Heating of the partially ionized solar chromosphere by waves in magnetic structures

TL;DR

This study demonstrates that wave dissipation via ambipolar diffusion in partially ionized magnetic structures can effectively heat the solar chromosphere, providing a plausible mechanism for its temperature increase.

Contribution

The paper introduces a numerical model showing wave dissipation through ambipolar diffusion as a novel heating mechanism for the solar chromosphere.

Findings

Wave perturbations are effectively dissipated by ambipolar diffusion.

The heating mechanism is continuous and more efficient than static current dissipation.
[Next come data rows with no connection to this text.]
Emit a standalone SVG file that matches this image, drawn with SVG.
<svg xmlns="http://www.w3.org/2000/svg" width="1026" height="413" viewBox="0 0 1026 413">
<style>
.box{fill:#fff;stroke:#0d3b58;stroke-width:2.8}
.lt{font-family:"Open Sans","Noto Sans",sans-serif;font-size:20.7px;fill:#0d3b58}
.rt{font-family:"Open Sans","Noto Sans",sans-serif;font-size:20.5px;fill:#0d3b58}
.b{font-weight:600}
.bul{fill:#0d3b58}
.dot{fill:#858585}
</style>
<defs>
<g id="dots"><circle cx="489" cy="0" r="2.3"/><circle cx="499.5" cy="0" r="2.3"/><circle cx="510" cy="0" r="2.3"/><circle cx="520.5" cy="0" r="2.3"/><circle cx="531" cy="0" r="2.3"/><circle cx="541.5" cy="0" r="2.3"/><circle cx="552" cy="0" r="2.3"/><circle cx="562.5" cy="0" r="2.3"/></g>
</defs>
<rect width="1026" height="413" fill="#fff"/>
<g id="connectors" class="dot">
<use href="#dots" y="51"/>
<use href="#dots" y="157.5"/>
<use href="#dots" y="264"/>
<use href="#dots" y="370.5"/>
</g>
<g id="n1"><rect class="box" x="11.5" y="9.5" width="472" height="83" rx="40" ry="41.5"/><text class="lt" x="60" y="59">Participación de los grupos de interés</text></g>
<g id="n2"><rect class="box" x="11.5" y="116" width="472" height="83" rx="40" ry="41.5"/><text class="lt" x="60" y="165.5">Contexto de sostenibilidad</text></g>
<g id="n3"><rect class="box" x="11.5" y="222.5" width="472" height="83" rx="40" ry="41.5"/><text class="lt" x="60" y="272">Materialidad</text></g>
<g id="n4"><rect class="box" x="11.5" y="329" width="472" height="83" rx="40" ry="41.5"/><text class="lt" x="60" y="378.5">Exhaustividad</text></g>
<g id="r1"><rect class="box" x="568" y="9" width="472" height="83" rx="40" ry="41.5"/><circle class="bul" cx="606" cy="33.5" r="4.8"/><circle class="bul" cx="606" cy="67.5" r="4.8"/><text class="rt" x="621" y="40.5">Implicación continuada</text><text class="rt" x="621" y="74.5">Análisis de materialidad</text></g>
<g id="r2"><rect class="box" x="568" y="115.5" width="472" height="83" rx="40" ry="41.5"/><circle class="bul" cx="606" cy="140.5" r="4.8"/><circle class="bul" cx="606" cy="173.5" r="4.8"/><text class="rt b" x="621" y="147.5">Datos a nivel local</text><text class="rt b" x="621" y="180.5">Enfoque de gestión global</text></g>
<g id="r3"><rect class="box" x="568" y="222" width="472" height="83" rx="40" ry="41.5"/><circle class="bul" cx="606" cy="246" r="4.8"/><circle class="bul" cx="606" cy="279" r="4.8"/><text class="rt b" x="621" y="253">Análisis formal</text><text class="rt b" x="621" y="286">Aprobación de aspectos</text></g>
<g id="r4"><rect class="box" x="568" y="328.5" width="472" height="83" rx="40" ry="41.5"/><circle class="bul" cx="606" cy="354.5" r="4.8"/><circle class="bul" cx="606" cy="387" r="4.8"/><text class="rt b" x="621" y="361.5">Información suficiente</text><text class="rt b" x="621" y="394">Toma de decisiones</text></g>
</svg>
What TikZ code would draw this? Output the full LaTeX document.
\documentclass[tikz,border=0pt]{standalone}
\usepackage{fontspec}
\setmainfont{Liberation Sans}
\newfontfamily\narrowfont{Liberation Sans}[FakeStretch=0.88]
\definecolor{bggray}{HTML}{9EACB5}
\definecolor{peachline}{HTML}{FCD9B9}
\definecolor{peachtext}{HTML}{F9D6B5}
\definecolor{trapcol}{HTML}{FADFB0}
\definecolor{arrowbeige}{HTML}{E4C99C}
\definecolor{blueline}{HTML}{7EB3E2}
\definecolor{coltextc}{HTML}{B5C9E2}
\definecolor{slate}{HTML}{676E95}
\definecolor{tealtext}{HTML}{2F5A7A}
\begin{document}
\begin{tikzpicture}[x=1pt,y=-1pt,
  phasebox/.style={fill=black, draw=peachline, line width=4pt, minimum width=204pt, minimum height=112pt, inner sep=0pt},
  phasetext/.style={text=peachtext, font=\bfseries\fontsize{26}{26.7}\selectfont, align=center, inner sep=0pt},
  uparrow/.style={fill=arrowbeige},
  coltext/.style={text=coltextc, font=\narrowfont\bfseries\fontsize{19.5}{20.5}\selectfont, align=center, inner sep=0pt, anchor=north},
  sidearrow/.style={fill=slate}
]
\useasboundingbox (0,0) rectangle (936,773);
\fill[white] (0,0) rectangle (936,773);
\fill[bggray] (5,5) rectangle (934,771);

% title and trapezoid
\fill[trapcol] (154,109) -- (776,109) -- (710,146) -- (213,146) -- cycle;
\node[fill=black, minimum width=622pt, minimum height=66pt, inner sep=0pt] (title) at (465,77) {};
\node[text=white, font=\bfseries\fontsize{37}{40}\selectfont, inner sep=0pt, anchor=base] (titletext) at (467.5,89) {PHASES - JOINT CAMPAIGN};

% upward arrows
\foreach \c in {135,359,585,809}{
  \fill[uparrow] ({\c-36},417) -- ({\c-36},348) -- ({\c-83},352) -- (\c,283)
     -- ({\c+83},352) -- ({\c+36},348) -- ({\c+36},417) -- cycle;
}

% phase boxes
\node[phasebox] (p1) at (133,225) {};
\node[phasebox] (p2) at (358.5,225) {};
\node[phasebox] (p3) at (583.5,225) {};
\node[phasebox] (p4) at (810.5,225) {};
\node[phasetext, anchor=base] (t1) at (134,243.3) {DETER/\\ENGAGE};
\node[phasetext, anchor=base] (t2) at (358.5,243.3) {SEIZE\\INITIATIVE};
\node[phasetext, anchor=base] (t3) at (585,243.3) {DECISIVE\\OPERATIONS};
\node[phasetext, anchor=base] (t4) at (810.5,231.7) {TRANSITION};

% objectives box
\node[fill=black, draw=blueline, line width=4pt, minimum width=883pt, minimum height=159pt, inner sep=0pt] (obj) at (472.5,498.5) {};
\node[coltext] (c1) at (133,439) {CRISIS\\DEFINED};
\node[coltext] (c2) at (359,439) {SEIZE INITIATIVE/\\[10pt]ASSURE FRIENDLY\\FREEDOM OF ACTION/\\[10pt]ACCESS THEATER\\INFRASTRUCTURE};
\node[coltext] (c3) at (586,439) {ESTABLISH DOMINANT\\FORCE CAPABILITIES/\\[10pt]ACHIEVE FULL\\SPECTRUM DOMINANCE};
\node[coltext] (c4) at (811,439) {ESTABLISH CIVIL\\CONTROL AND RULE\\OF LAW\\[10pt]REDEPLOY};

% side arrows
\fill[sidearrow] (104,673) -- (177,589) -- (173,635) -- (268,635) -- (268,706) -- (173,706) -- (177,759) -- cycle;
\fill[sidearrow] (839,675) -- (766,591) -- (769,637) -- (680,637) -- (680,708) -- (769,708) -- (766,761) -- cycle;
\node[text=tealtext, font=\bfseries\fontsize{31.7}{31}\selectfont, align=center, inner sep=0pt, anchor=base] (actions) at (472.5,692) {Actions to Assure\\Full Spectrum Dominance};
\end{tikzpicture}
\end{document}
Results support wave-based heating as a key process in the chromosphere.

Abstract

In this paper, we show a "proof of concept" of the heating mechanism of the solar chromosphere due to wave dissipation caused by the effects of partial ionization. Numerical modeling of non-linear wave propagation in a magnetic flux tube, embedded in the solar atmosphere, is performed by solving a system of single-fluid quasi-MHD equations, which take into account the ambipolar term from the generalized Ohm's law. It is shown that perturbations caused by magnetic waves can be effectively dissipated due to ambipolar diffusion. The energy input by this mechanism is continuous and shown to be more efficient than dissipation of static currents, ultimately leading to chromospheric temperature increase in magnetic structures.